The cyber policy was necessary in the wake of possible attacks from state and non-state actors, corporates and terrorists as the Internet world has no geographical barriers and was anonymous in nature. The Minister said there will be multiple places from where cyber war could take place, it will involve individuals, sections of society, businesses, terrorists, drug dealers and those who want to generate violence. He added it will not be able to point out to a particular country to say the source of the attack because it will difficult in the cyberspace to figure it out.
“In the ultimate analysis, we have to develop global standards because there is no way that we can have a policy within the context of India which is not connected with the rest of the world because information knows no territorial boundaries,” Mr Sibal added. He said everything today is cross-border, we have to corroborate to find what is that meeting ground which allows the citizens to be empowered and at the same time ensures that nation is safe. “We don’t know who attack our systems, so we have to ourselves secure our systems,” he added.
In order to create a secure cyber ecosystem, the policy plans to set up a national nodal agency to coordinate all matters related to cyber security in the country with clearly defined roles and responsibilities. It plans to establish a mechanism for sharing information, identifying and responding to cyber security incidents and for cooperation in restoration efforts.
The policy lays out 14 objectives which include creation of a cyber ecosystem in the country, providing fiscal benefits to businesses for adoption of standard security practices and processes, developing effective public private partnerships and collaborative engagements through technical and operational cooperation. It also plans “to create a workforce of 5,00,000 professionals skilled in cyber security in the next five years through capacity building, skill development and training”.
The objectives also include enhancing and creating “national and sectoral level 24x7 mechanisms for obtaining strategic information regarding threats to ICT infrastructure, creating scenarios for response, resolution and crisis management through effective, predictive, preventive, proactive response and recovery actions.” 
It plans to develop indigenous security technologies through research. The policy also identifies eight strategies to create a secure cyber ecosystem which include a designated “national nodal agency to coordinate all matters related to cyber security”. The policy says all organisations earmark a specific budget for implementing cyber security initiatives and for meeting emergency response arising out of cyber incidents. It calls for developing a dynamic legal framework and its periodic review to address the cyber security challenges arising out of technological developments in cyber space.

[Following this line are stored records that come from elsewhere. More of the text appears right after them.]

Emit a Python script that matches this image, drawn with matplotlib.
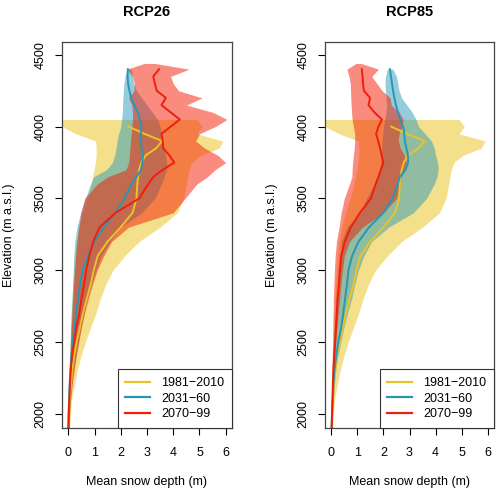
import numpy as np
import matplotlib
matplotlib.use("Agg")
import matplotlib.pyplot as plt

plt.rcParams['font.family'] = ['Liberation Sans', 'DejaVu Sans']
plt.rcParams['font.size'] = 9

n = np.nan

# elevation grid (m a.s.l.)
elev = [1900, 2000, 2100, 2200, 2300, 2400, 2500, 2600, 2700, 2800,
        2900, 3000, 3100, 3200, 3300, 3400, 3500, 3600,
        3650, 3700, 3750, 3800, 3850, 3900, 3950, 4000, 4050,
        4100, 4150, 4200, 4250, 4300, 4350, 4400, 4440]

# 1981-2010 reference (same in both panels)
hist_lo = [0.0, 0.0, 0.01, 0.02, 0.03, 0.05, 0.07, 0.09, 0.11, 0.14,
           0.17, 0.2, 0.24, 0.3, 0.4, 0.55, 0.72, 0.87,
           0.92, 0.98, 1.03, 1.06, 1.06, 1.04, 0.3, -0.24, -0.24,
           n, n, n, n, n, n, n, n]
hist_med = [0.01, 0.03, 0.06, 0.1, 0.15, 0.22, 0.32, 0.44, 0.56, 0.7,
            0.85, 0.97, 1.12, 1.5, 2.0, 2.45, 2.6, 2.63,
            2.66, 2.7, 2.78, 2.95, 3.35, 3.58, 2.9, 2.3, n,
            n, n, n, n, n, n, n, n]
hist_hi = [0.05, 0.08, 0.13, 0.23, 0.34, 0.48, 0.65, 0.85, 1.05, 1.22,
           1.42, 1.7, 2.15, 2.7, 3.5, 4.15, 4.4, 4.5,
           4.55, 4.6, 4.7, 5.05, 5.75, 5.9, 4.9, 5.1, 4.9,
           n, n, n, n, n, n, n, n]

# RCP26
r26_mid_lo = [0.0, 0.01, 0.02, 0.03, 0.04, 0.05, 0.07, 0.09, 0.11, 0.14,
              0.17, 0.19, 0.21, 0.25, 0.33, 0.47, 0.65, 0.85,
              0.96, 1.45, 1.68, 1.77, 1.82, 1.86, 1.92, 2.0, 2.03,
              2.06, 2.07, 2.08, 2.1, 2.12, 2.16, 2.24, n]
r26_mid_med = [0.0, 0.01, 0.03, 0.05, 0.08, 0.12, 0.17, 0.23, 0.3, 0.37,
               0.45, 0.55, 0.75, 1.0, 1.35, 1.8, 2.15, 2.4,
               2.6, 2.78, 2.82, 2.85, 2.8, 2.75, 2.77, 2.8, 2.72,
               2.65, 2.52, 2.4, 2.33, 2.28, 2.26, 2.27, n]
r26_mid_hi = [0.02, 0.04, 0.08, 0.13, 0.2, 0.28, 0.38, 0.48, 0.6, 0.72,
              0.88, 1.05, 1.25, 1.6, 2.0, 2.8, 3.3, 3.55,
              3.65, 3.75, 3.75, 3.7, 3.65, 3.6, 3.55, 3.5, 3.4,
              3.2, 3.0, 2.8, 2.6, 2.5, 2.45, 2.4, n]
r26_end_lo = [0.0, 0.01, 0.02, 0.03, 0.05, 0.07, 0.09, 0.11, 0.14, 0.17,
              0.2, 0.24, 0.28, 0.33, 0.4, 0.48, 0.62, 1.1,
              1.5, 2.2, 2.3, 2.33, 2.35, 2.37, 2.4, 2.42, 2.45,
              2.45, 2.42, 2.3, 2.5, 2.52, 2.45, 2.23, 2.9]
r26_end_med = [0.01, 0.02, 0.04, 0.06, 0.09, 0.14, 0.22, 0.3, 0.42, 0.5,
               0.6, 0.68, 0.8, 0.95, 1.2, 1.8, 2.7, 3.05,
               3.24, 3.6, 4.04, 3.85, 3.62, 3.6, 3.55, 3.9, 4.25,
               3.9, 3.55, 3.72, 3.37, 3.3, 3.24, 3.46, n]
r26_end_hi = [0.02, 0.05, 0.09, 0.15, 0.22, 0.3, 0.4, 0.5, 0.62, 0.76,
              0.92, 1.1, 1.35, 1.65, 2.3, 4.0, 4.45, 4.9,
              5.3, 5.6, 6.0, 5.7, 5.2, 4.85, 5.0, 5.6, 6.05,
              5.5, 4.5, 5.1, 4.2, 4.0, 3.9, 4.6, 3.3]

# RCP85
r85_mid_lo = [0.0, 0.01, 0.02, 0.03, 0.05, 0.07, 0.1, 0.13, 0.17, 0.22,
              0.26, 0.3, 0.34, 0.4, 0.6, 1.1, 1.35, 1.65,
              1.78, 1.85, 1.9, 1.92, 1.93, 1.95, 1.98, 2.0, 2.05,
              2.1, 2.12, 2.1, 2.08, 2.06, 2.08, 2.15, n]
r85_mid_med = [0.01, 0.03, 0.05, 0.08, 0.12, 0.19, 0.27, 0.38, 0.46, 0.53,
               0.6, 0.66, 0.8, 1.05, 1.45, 2.0, 2.35, 2.55,
               2.63, 2.85, 2.95, 2.94, 2.88, 2.82, 2.8, 2.76, 2.64,
               2.56, 2.48, 2.42, 2.37, 2.33, 2.29, 2.25, n]
r85_mid_hi = [0.03, 0.05, 0.08, 0.12, 0.17, 0.25, 0.37, 0.48, 0.62, 0.78,
              0.9, 1.04, 1.25, 1.55, 2.2, 3.15, 3.65, 3.95,
              4.05, 4.1, 4.08, 4.0, 3.95, 3.84, 3.6, 3.35, 3.25,
              3.1, 2.9, 2.7, 2.6, 2.55, 2.5, 2.36, n]
r85_end_lo = [0.0, 0.0, 0.01, 0.02, 0.03, 0.04, 0.05, 0.06, 0.07, 0.08,
              0.1, 0.12, 0.15, 0.2, 0.3, 0.38, 0.5, 0.7,
              0.79, 0.8, 0.82, 0.85, 0.88, 0.9, 0.9, 0.85, 0.8,
              0.78, 0.76, 0.75, 0.74, 0.73, 0.68, 0.6, 0.95]
r85_end_med = [0.02, 0.03, 0.05, 0.06, 0.08, 0.11, 0.15, 0.18, 0.21, 0.24,
               0.29, 0.33, 0.38, 0.52, 0.75, 1.1, 1.52, 1.7,
               1.81, 1.9, 2.0, 1.93, 1.87, 1.8, 1.72, 1.81, 1.94,
               1.65, 1.43, 1.49, 1.25, 1.22, 1.2, 1.17, n]
r85_end_hi = [0.02, 0.03, 0.05, 0.07, 0.1, 0.13, 0.17, 0.22, 0.27, 0.32,
              0.37, 0.43, 0.5, 0.7, 1.2, 2.0, 2.5, 2.64,
              2.7, 2.8, 2.89, 2.8, 2.65, 2.57, 2.6, 2.7, 2.76,
              2.6, 2.3, 2.26, 1.95, 1.75, 1.55, 1.81, 1.15]

periods = ['1981\u22122010', '2031\u221260', '2070\u221299']
line_cols = ['#EBC328', '#2896B4', '#F01E0A']
fill_cols = ['#EBC319', '#2D9BB9', '#F51900']
fill_alpha = [0.5, 0.5, 0.5]

panels = [
    ('RCP26', [(hist_lo, hist_med, hist_hi),
               (r26_mid_lo, r26_mid_med, r26_mid_hi),
               (r26_end_lo, r26_end_med, r26_end_hi)]),
    ('RCP85', [(hist_lo, hist_med, hist_hi),
               (r85_mid_lo, r85_mid_med, r85_mid_hi),
               (r85_end_lo, r85_end_med, r85_end_hi)]),
]

fig = plt.figure(figsize=(5.0, 4.93), dpi=100)
ax_pos = [[0.124, 0.132, 0.340, 0.783], [0.650, 0.132, 0.338, 0.783]]

y = np.array(elev, dtype=float)
for (title, series), pos in zip(panels, ax_pos):
    ax = fig.add_axes(pos)
    for i, (lo, med, hi) in enumerate(series):
        lo = np.array(lo, dtype=float)
        hi = np.array(hi, dtype=float)
        med = np.array(med, dtype=float)
        ok = np.isfinite(lo) & np.isfinite(hi)
        ax.fill_betweenx(y[ok], lo[ok], hi[ok], color=fill_cols[i],
                         alpha=fill_alpha[i], linewidth=0)
        okm = np.isfinite(med)
        ax.plot(med[okm], y[okm], color=line_cols[i], lw=1.4,
                label=periods[i])

    ax.set_xlim(-0.24, 6.24)
    ax.set_ylim(1902, 4590)
    ax.set_xticks(range(0, 7))
    ax.set_yticks(range(2000, 4501, 500))
    ax.tick_params(axis='x', length=5, width=0.8, pad=9)
    ax.tick_params(axis='y', length=5, width=0.8, pad=6)
    for lab in ax.get_yticklabels():
        lab.set_rotation(90)
        lab.set_va('center')
    for sp in ax.spines.values():
        sp.set_color('#444444')
        sp.set_linewidth(0.9)
    ax.set_title(title, fontsize=10.5, fontweight='bold', pad=19)
    ax.set_xlabel('Mean snow depth (m)', labelpad=12)
    ax.set_ylabel('Elevation (m a.s.l.)', labelpad=14)

    leg = ax.legend(loc='lower right', borderaxespad=0, fancybox=False,
                    framealpha=1, edgecolor='#333333', handlelength=2.0,
                    handletextpad=0.9, labelspacing=0.3, borderpad=0.6)
    leg.get_frame().set_linewidth(0.8)
    for h in leg.get_lines():
        h.set_linewidth(1.6)

fig.savefig('out.png', dpi=100)
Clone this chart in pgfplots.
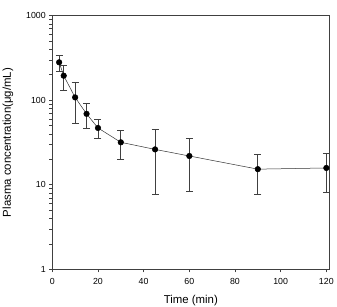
\documentclass[border=0pt]{standalone}
\usepackage{pgfplots}
\pgfplotsset{compat=1.18}
\usepackage{fontspec}
\setmainfont{Liberation Sans}

% Mean plasma concentration with SD, per sampling time
\pgfplotstableread{
t    c      e
3    281    60
5    195    63
10   108    55
15   69     22
20   47     12
30   31.8   12
45   26.2   18.5
60   21.9   13.5
90   15.3   7.7
120  15.8   7.6
}\conc

\begin{document}
\begin{tikzpicture}[x=1pt,y=1pt]
\path[use as bounding box] (0,0) rectangle (337,307);
\begin{axis}[
  at={(52.3pt,37.7pt)}, anchor=south west,
  width=277pt, height=253.6pt, scale only axis,
  ymode=log, ymin=1, ymax=1000,
  xmin=0, xmax=121.3,
  xtick={0,20,...,120},
  ytick={1,10,100,1000},
  yticklabels={1,10,100,1000},
  minor ytick={},
  log ticks with fixed point,
  tick align=outside,
  tick pos=left,
  major tick length=3pt,
  axis line style={black!75, line width=0.8pt},
  every tick/.style={black!75, line width=0.6pt},
  tick label style={font=\fontsize{8.8}{10}\selectfont},
  xticklabel style={yshift=-2.5pt},
  /pgf/number format/assume math mode=true,
  xlabel={Time (min)},
  ylabel={Plasma concentration(μg/mL)},
  label style={font=\fontsize{11.4}{13}\selectfont},
  xlabel style={at={(axis description cs:0.5,0)}, anchor=center, yshift=-31.3pt},
  ylabel style={at={(axis description cs:0,0.5)}, anchor=center, yshift=44.3pt},
  clip=false,
]
\addplot[black!80, line width=0.5pt,
  mark=*, mark size=2.8pt, mark options={fill=black, draw=black},
  error bars/.cd, y dir=both, y explicit,
  error bar style={black!75, line width=0.7pt},
  error mark options={rotate=90, mark size=3.5pt, black!75, line width=0.7pt}]
  table[x=t, y=c, y error=e] {\conc};
\end{axis}
\end{tikzpicture}
\end{document}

The policy plans to operate a 24X7 national level computer emergency response team (CERT-In) to function as a nodal agency for coordination of all efforts for cyber security emergency response and crisis management. 
“CERT-In will function as an umbrella organisation in enabling creation and operationalisation of sectoral CERTs as well as facilitating communication and coordination actions in dealing with cyber crisis situations,” the policy said.
Cyber incidents, including phishing and malicious URLs, virus and malicious code propagation and spams, have been on the rise and touched new levels in 2010 when the Internet and smart phone penetration in the country crossed new heights.